Exactly the lines from the start of the data below through the line that contains "var values = [home, university, work, store, other];" are to be copied, with pictures left out.

>> Begin RECORDED INFORMATION

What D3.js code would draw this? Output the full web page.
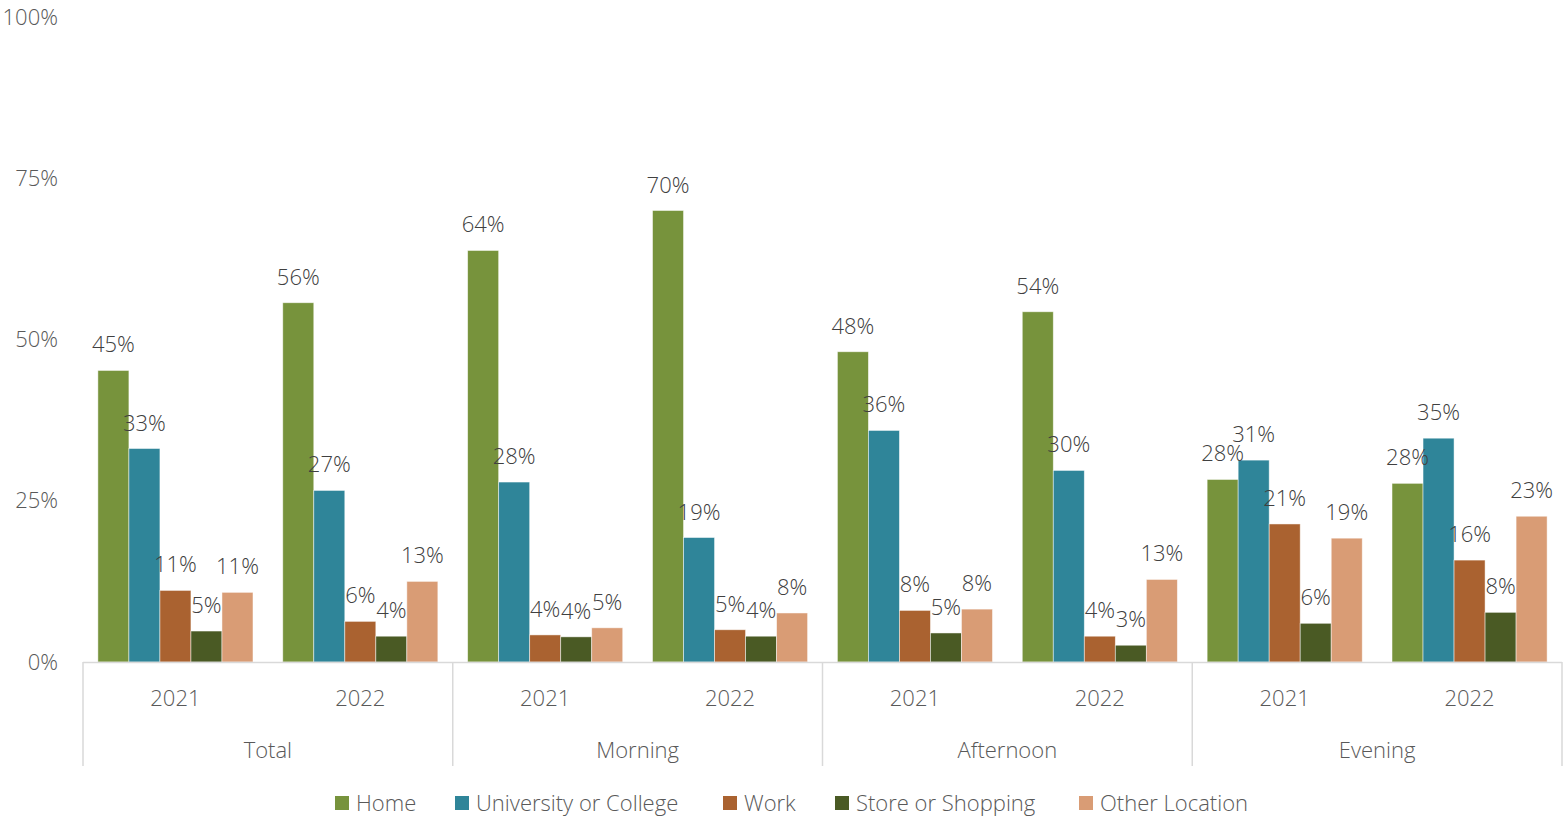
<!DOCTYPE html>
<html>
<head>
<meta charset="utf-8">
<script src="https://cdn.jsdelivr.net/npm/d3@7"></script>
<style>
  body { margin: 0; background: #fff; }
  text { font-family: "Open Sans", "Noto Sans", sans-serif; font-weight: 300; }
</style>
</head>
<body>
<div id="chart"></div>
<script>
// periods and years along the x axis
var periods = ["Total", "Morning", "Afternoon", "Evening"];
var years = ["2021", "2022"];

// series names and colours
var series = ["Home", "University or College", "Work", "Store or Shopping", "Other Location"];
var colors = ["#77933c", "#2f8599", "#aa6230", "#4a5a24", "#d99c75"];

// values per series, in order Total21, Total22, Morning21, Morning22, Afternoon21, Afternoon22, Evening21, Evening22
var home = [45.2, 55.7, 63.8, 70.0, 48.1, 54.3, 28.3, 27.7];
var university = [33.1, 26.6, 27.9, 19.3, 35.9, 29.7, 31.3, 34.7];
var work = [11.1, 6.3, 4.2, 5.0, 8.0, 4.0, 21.4, 15.8];
var store = [4.8, 4.0, 3.9, 4.0, 4.5, 2.6, 6.0, 7.7];
var other = [10.8, 12.5, 5.3, 7.6, 8.2, 12.8, 19.2, 22.6];

var yTicks = [0, 25, 50, 75, 100];

var values = [home, university, work, store, other];

var width = 1563, height = 818;
var margin = {top: 17, right: 1, bottom: 155, left: 83};
var fontSize = "22px";

var svg = d3.select("#chart").append("svg")
    .attr("width", width)
    .attr("height", height);

// groups = each period/year pair
var groups = [];
periods.forEach(function(p) {
    years.forEach(function(y) { groups.push(p + "|" + y); });
});

var x0 = d3.scaleBand()
    .domain(groups)
    .range([margin.left, width - margin.right]);

var x1 = d3.scaleBand()
    .domain(series)
    .range([0, x0.bandwidth()])
    .paddingOuter(0.48);

var y = d3.scaleLinear()
    .domain([0, 100])
    .range([height - margin.bottom - 1, margin.top]);

// y tick labels
svg.append("g")
    .selectAll("text")
    .data(yTicks)
    .enter().append("text")
    .attr("x", 58)
    .attr("y", function(d) { return y(d); })
    .attr("dy", "0.35em")
    .attr("text-anchor", "end")
    .attr("fill", "#595959")
    .style("font-size", fontSize)
    .text(function(d) { return d + "%"; });

// bars
var gGroups = svg.append("g")
    .selectAll("g")
    .data(groups)
    .enter().append("g")
    .attr("transform", function(d) { return "translate(" + x0(d) + ",0)"; });

gGroups.selectAll("rect")
    .data(function(d, i) {
        return series.map(function(s, j) { return {s: s, j: j, v: values[j][i]}; });
    })
    .enter().append("rect")
    .attr("x", function(d) { return x1(d.s); })
    .attr("width", x1.bandwidth())
    .attr("y", function(d) { return y(d.v); })
    .attr("height", function(d) { return y(0) - y(d.v); })
    .attr("fill", function(d) { return colors[d.j]; })
    .attr("stroke", "#fff")
    .attr("stroke-opacity", 0.6)
    .attr("stroke-width", 0.8);

// data labels
gGroups.selectAll("text")
    .data(function(d, i) {
        return series.map(function(s, j) { return {s: s, j: j, v: values[j][i]}; });
    })
    .enter().append("text")
    .attr("x", function(d) { return x1(d.s) + x1.bandwidth() / 2; })
    .attr("y", function(d) { return y(d.v) - 18; })
    .attr("text-anchor", "middle")
    .attr("fill", "#404040")
    .style("font-size", fontSize)
    .text(function(d) { return Math.round(d.v) + "%"; });

// x axis baseline
var base = y(0);
svg.append("line")
    .attr("x1", margin.left).attr("x2", width - margin.right)
    .attr("y1", base + 0.5).attr("y2", base + 0.5)
    .attr("stroke", "#d9d9d9")
    .attr("stroke-width", 1.5);

// period separators
var sepX = periods.map(function(p) { return x0(p + "|" + years[0]); });
sepX.push(width - margin.right);
svg.append("g")
    .selectAll("line")
    .data(sepX)
    .enter().append("line")
    .attr("x1", function(d) { return d; }).attr("x2", function(d) { return d; })
    .attr("y1", base).attr("y2", 766)
    .attr("stroke", "#d9d9d9")
    .attr("stroke-width", 1.5);

// year labels
svg.append("g")
    .selectAll("text")
    .data(groups)
    .enter().append("text")
    .attr("x", function(d) { return x0(d) + x0.bandwidth() / 2; })
    .attr("y", 698)
    .attr("dy", "0.35em")
    .attr("text-anchor", "middle")
    .attr("fill", "#595959")
    .style("font-size", fontSize)
    .text(function(d) { return d.split("|")[1]; });

// period labels
svg.append("g")
    .selectAll("text")
    .data(periods)
    .enter().append("text")
    .attr("x", function(p) { return x0(p + "|" + years[0]) + x0.bandwidth(); })
    .attr("y", 750)
    .attr("dy", "0.35em")
    .attr("text-anchor", "middle")
    .attr("fill", "#595959")
    .style("font-size", fontSize)
    .text(function(p) { return p; });

// legend
var legendX = [335, 455, 723, 835, 1079];
var legend = svg.append("g")
    .selectAll("g")
    .data(series)
    .enter().append("g")
    .attr("transform", function(d, i) { return "translate(" + legendX[i] + ",796)"; });

legend.append("rect")
    .attr("width", 14)
    .attr("height", 14)
    .attr("fill", function(d, i) { return colors[i]; });

legend.append("text")
    .attr("x", 21)
    .attr("y", 7)
    .attr("dy", "0.35em")
    .attr("fill", "#595959")
    .style("font-size", fontSize)
    .text(function(d) { return d; });
</script>
</body>
</html>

>> End RECORDED INFORMATION

» EXERCISE ANSWER
What D3.js code would draw this? Output the full web page.
<!DOCTYPE html>
<html>
<head>
<meta charset="utf-8">
<script src="https://cdn.jsdelivr.net/npm/d3@7"></script>
<style>
  body { margin: 0; background: #fff; }
  text { font-family: "Open Sans", "Noto Sans", sans-serif; font-weight: 300; }
</style>
</head>
<body>
<div id="chart"></div>
<script>
// periods and years along the x axis
var periods = ["Total", "Morning", "Afternoon", "Evening"];
var years = ["2021", "2022"];

// series names and colours
var series = ["Home", "University or College", "Work", "Store or Shopping", "Other Location"];
var colors = ["#77933c", "#2f8599", "#aa6230", "#4a5a24", "#d99c75"];

// values per series, in order Total21, Total22, Morning21, Morning22, Afternoon21, Afternoon22, Evening21, Evening22
var home = [45.2, 55.7, 63.8, 70.0, 48.1, 54.3, 28.3, 27.7];
var university = [33.1, 26.6, 27.9, 19.3, 35.9, 29.7, 31.3, 34.7];
var work = [11.1, 6.3, 4.2, 5.0, 8.0, 4.0, 21.4, 15.8];
var store = [4.8, 4.0, 3.9, 4.0, 4.5, 2.6, 6.0, 7.7];
var other = [10.8, 12.5, 5.3, 7.6, 8.2, 12.8, 19.2, 22.6];

var yTicks = [0, 25, 50, 75, 100];

var values = [home, university, work, store, other];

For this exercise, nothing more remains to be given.